Appiah, is a philosopher who has dedicated his life to understanding the ever-evolving complexities of identity in the modern world.
As a mixed-race, LGBTQ man living as an immigrant in the USA, who has lived in both Europe and Africa — identity is something Appiah has had to ponder a lot.
He may be best known for his work on cosmopolitanism, a philosophy that holds all human beings as members of a single, global community.
Because Appiah is a cosmopolitan (meaning “citizen of the world”), he believes we have just as much moral responsibility to our neighbours as we do those halfway across the world.
With a culturally-mixed background and a refreshingly sharp intellect around the construction of race, in his books, Color Conscious: The Political Morality of Race (1996) and The Ethics of Identity (2005), Appiah has approached the concept of “biological race” as conceptually problematic and argues that such notions of group identity like race, religion, gender, and sexuality harm the individual by oversimplifying their identity and constraining their freedom.

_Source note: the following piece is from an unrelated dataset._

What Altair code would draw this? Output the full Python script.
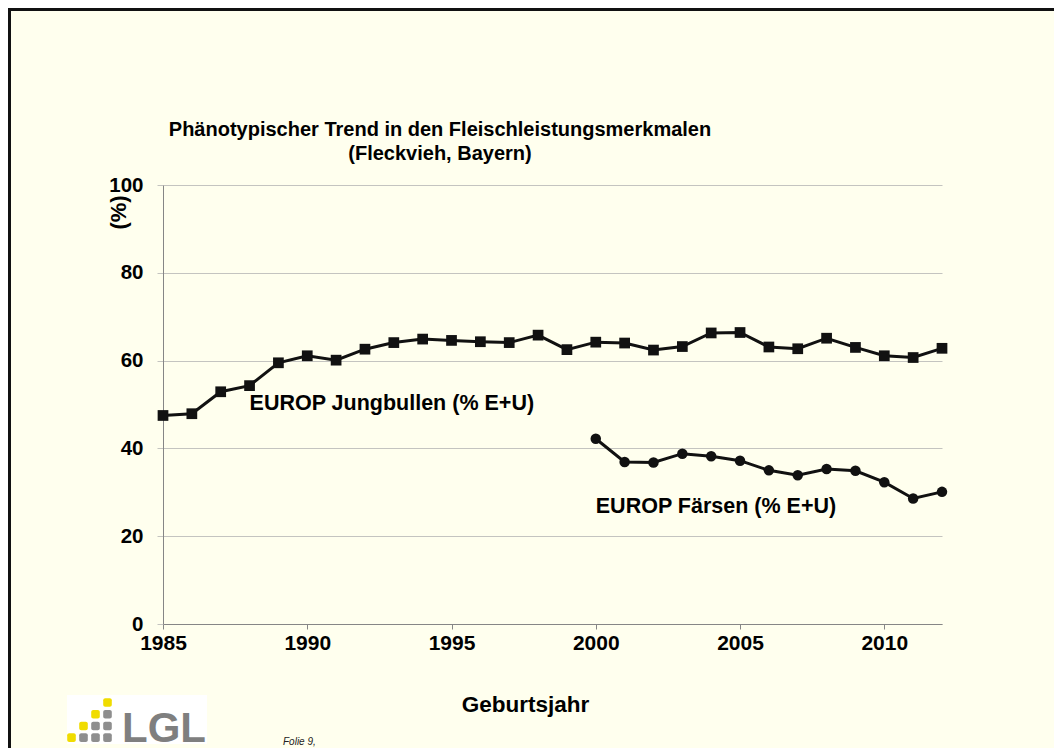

Appiah’s most recent book, The Lies That Bind (2018), does not deny the importance of a grounded identity, and the necessity of protecting vulnerable groups. Rather he reminds us that identities are inventions dependent on circumstances and subject to change over time.
In 2012, Appiah was awarded the National Humanities Medal by then President Barack Obama.
A stimulating and trusted voice, he writes weekly for the “Ethicist” column for The New York Times and was the chair of judges for the 2018 Man Booker Prize.
Tags: Equality, identity, Race
“The challenge, then, is to take minds and hearts formed over the long millennia of living in local troops and equip them with ideas and institutions that will allow us to live together as the global tribe we have become.”